_Material for the task_.

* * *

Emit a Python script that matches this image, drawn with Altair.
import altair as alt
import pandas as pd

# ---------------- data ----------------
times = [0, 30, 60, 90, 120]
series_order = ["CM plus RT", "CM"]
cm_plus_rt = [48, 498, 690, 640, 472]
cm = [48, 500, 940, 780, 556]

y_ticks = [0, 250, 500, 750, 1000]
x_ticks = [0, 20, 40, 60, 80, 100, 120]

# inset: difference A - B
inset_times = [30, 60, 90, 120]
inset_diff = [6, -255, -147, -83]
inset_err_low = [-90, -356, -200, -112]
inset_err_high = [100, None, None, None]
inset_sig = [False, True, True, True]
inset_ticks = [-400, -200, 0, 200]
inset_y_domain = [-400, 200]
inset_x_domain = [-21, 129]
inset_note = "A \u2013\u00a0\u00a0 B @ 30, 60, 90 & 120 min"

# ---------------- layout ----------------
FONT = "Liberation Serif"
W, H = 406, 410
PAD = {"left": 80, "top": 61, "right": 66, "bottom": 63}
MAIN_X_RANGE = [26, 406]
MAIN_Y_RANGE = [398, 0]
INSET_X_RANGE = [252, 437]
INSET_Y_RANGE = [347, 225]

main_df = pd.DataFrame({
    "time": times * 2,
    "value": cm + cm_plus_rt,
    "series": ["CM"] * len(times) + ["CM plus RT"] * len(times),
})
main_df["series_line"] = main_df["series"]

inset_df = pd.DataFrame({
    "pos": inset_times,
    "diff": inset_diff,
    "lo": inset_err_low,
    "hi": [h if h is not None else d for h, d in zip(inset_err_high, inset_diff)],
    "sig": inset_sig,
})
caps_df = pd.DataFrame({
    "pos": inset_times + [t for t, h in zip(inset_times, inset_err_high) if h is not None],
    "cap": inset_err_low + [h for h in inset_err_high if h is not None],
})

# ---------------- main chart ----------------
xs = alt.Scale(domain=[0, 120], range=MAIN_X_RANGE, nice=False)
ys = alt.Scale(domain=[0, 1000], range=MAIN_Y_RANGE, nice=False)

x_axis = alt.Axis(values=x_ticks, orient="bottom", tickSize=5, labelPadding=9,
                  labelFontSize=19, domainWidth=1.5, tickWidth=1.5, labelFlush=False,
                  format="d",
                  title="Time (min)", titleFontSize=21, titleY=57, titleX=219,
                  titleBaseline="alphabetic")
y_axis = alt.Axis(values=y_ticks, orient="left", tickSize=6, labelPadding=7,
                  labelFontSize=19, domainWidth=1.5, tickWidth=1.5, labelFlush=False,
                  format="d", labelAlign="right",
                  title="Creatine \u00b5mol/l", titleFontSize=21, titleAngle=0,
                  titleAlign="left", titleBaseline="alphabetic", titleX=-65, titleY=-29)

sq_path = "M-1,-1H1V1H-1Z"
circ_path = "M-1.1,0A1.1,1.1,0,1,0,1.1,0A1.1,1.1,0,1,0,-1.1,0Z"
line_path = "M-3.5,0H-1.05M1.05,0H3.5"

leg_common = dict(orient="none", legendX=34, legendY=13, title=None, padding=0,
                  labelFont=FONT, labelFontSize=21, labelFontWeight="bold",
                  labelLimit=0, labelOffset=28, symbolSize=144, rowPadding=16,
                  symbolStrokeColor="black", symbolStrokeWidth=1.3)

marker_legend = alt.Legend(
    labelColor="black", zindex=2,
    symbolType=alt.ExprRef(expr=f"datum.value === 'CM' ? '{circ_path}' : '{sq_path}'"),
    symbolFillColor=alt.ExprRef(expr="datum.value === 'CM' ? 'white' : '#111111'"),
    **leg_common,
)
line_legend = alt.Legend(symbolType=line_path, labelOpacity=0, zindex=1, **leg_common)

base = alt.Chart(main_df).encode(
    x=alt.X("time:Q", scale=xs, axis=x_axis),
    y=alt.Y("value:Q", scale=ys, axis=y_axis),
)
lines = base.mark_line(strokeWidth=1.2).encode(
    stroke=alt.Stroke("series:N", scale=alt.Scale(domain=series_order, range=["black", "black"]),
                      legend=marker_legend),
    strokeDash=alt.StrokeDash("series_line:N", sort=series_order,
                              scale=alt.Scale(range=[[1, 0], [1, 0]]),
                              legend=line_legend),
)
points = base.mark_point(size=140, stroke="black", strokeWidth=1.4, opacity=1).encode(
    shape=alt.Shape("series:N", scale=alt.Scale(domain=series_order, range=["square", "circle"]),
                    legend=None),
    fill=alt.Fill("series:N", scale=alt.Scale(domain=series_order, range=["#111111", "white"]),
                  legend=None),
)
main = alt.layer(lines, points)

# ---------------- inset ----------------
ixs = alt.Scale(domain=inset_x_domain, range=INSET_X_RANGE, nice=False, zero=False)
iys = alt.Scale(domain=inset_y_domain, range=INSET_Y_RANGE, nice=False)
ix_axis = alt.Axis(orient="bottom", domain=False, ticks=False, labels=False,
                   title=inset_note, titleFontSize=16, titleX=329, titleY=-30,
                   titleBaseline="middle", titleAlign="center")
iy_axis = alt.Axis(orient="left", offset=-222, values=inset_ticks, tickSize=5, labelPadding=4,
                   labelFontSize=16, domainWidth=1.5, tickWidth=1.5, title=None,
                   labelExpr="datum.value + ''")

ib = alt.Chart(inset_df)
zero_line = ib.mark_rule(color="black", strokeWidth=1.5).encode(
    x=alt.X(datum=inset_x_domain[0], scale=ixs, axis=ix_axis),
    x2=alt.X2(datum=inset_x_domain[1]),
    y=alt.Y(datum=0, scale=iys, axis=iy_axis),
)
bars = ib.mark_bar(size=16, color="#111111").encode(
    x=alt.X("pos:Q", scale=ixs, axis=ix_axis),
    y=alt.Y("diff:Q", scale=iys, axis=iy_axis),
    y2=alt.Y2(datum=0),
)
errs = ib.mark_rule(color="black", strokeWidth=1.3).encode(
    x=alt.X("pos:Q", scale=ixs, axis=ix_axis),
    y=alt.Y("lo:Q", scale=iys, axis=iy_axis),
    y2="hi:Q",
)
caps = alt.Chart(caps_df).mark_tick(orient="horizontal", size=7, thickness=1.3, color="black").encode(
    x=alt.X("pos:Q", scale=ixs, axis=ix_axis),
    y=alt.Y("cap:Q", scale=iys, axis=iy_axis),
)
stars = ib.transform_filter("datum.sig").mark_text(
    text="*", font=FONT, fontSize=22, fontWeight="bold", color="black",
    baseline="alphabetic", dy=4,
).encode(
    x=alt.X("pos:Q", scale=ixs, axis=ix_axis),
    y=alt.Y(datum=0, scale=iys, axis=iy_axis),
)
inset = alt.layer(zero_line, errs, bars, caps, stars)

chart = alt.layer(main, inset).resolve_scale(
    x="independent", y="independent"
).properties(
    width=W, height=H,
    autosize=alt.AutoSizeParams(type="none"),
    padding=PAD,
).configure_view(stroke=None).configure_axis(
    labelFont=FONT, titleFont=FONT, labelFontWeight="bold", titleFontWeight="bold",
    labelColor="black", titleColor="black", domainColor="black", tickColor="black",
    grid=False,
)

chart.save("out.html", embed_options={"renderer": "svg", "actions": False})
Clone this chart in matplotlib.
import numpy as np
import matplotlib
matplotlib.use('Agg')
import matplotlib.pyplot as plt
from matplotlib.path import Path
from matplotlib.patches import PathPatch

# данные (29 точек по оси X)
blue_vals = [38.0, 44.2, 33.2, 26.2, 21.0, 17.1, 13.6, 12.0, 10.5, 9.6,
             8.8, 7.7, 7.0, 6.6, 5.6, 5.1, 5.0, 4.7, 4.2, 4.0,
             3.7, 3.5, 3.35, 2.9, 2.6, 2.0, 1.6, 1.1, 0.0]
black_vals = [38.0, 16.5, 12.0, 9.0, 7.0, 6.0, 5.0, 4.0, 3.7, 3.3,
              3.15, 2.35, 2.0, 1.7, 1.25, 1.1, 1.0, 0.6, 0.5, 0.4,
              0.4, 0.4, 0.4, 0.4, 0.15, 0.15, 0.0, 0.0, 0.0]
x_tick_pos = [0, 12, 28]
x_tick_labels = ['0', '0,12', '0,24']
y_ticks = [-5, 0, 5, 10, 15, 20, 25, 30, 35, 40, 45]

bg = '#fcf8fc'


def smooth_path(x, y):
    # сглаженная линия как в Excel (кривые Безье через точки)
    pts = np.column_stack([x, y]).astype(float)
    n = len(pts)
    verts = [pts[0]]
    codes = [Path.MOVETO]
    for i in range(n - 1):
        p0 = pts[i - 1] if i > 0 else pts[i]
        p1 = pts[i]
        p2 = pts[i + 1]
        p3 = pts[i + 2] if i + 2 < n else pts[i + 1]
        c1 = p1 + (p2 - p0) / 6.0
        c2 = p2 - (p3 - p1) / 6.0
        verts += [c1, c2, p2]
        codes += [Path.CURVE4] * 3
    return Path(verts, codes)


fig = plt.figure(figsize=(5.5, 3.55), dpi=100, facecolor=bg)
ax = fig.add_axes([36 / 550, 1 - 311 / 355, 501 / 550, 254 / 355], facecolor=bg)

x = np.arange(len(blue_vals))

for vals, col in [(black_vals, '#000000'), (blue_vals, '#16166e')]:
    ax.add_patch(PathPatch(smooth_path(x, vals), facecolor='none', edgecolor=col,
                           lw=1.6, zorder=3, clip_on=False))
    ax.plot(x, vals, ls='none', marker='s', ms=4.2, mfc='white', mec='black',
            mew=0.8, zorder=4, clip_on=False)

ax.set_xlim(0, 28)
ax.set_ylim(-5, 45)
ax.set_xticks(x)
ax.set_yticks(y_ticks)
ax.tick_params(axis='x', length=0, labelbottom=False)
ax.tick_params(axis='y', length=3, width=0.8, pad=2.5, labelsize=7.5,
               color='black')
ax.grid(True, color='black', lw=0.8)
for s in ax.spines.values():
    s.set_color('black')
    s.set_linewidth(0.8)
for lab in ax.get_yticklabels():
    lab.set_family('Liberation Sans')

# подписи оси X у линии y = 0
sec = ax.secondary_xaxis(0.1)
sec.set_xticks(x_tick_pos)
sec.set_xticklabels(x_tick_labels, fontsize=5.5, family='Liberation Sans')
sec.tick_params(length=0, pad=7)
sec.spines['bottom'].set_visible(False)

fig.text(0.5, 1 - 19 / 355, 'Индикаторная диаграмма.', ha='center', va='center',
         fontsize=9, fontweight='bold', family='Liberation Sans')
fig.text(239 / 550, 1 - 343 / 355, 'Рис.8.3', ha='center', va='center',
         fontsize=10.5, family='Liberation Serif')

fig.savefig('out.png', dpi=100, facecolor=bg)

* * *

_Task brief_. From the entries above, copy each line holding "this".

_Expected answer_.
Emit a Python script that matches this image, drawn with Altair.
Clone this chart in matplotlib.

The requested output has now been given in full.